In part, and not even the best part, it reads:

Only a man who has lived by his own version of the law, or no laws at all, could make as hollow an attempt at confession and restitution as Rose has. One book excerpt, to appear in Sports Illustrated this week, should be enough to make any person of conscience -- which has never included Rose -- see red. Once you send something like this to the printer, you have to live with it. No rewrites next week, Pete. If a ghost wrote it, it's still yours.

"I'm sure that I'm supposed to act all sorry or sad or guilty now that I've accepted that I've done something wrong.

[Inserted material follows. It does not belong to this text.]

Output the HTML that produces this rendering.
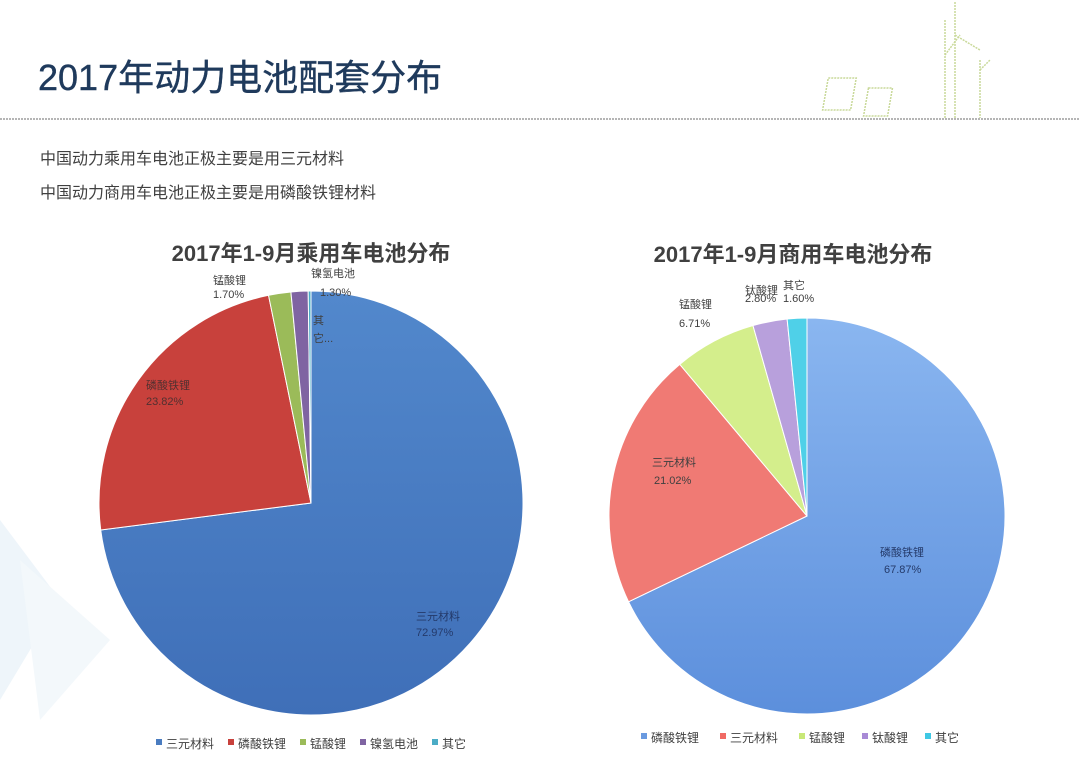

But you see, I'm just not built that way," wrote Rose. "So let's leave it like this: I'm sorry it happened and I'm sorry for all the people, fans and family it hurt. Let's move on."

No, let's stay right here.

Let's do a little exegesis of the text as the old-time hellfire preachers used to say. Rose says he's "not built" to "act all sorry or sad or guilty." Well, if he can't even act that way, with his whole future hanging in the balance, we can be sure he's incapable of actually feeling that way. Our prisons are full of people who aren't "built" to feel remorse or guilt or sorrow at the damage they have done. This attitude is a pathology, Pete, not a bragging point.

Even more chilling is Rose's using the word "it" twice, instead of "I." The truly contrite person would instinctively say, "I'm sorry I did it and that I hurt people." Instead, Rose says that "it" did the damage. And what is "it"? Well, "it" is the investigation, the exposure of his gambling, the scandal. In other words, like any unrepentant scoundrel, he's mostly sorry that he got caught. He still hasn't come to terms with the deed itself.

The more Rose talks, the more he exposes rather than redeems himself. "During the times I gambled as a manager, I never took an unfair advantage. I never bet more or less based on injuries or inside information. I never allowed my wagers to influence my baseball decisions," writes Rose. "So in my mind I wasn't corrupt."


Bud Selig is a complete whore, so I don't expect that any actual sense of justice will enter into his decision; he'll figure out what's likely to make the most money for MLB and do that. But Rose has, to my mind, just used up his last chance to be forgiven.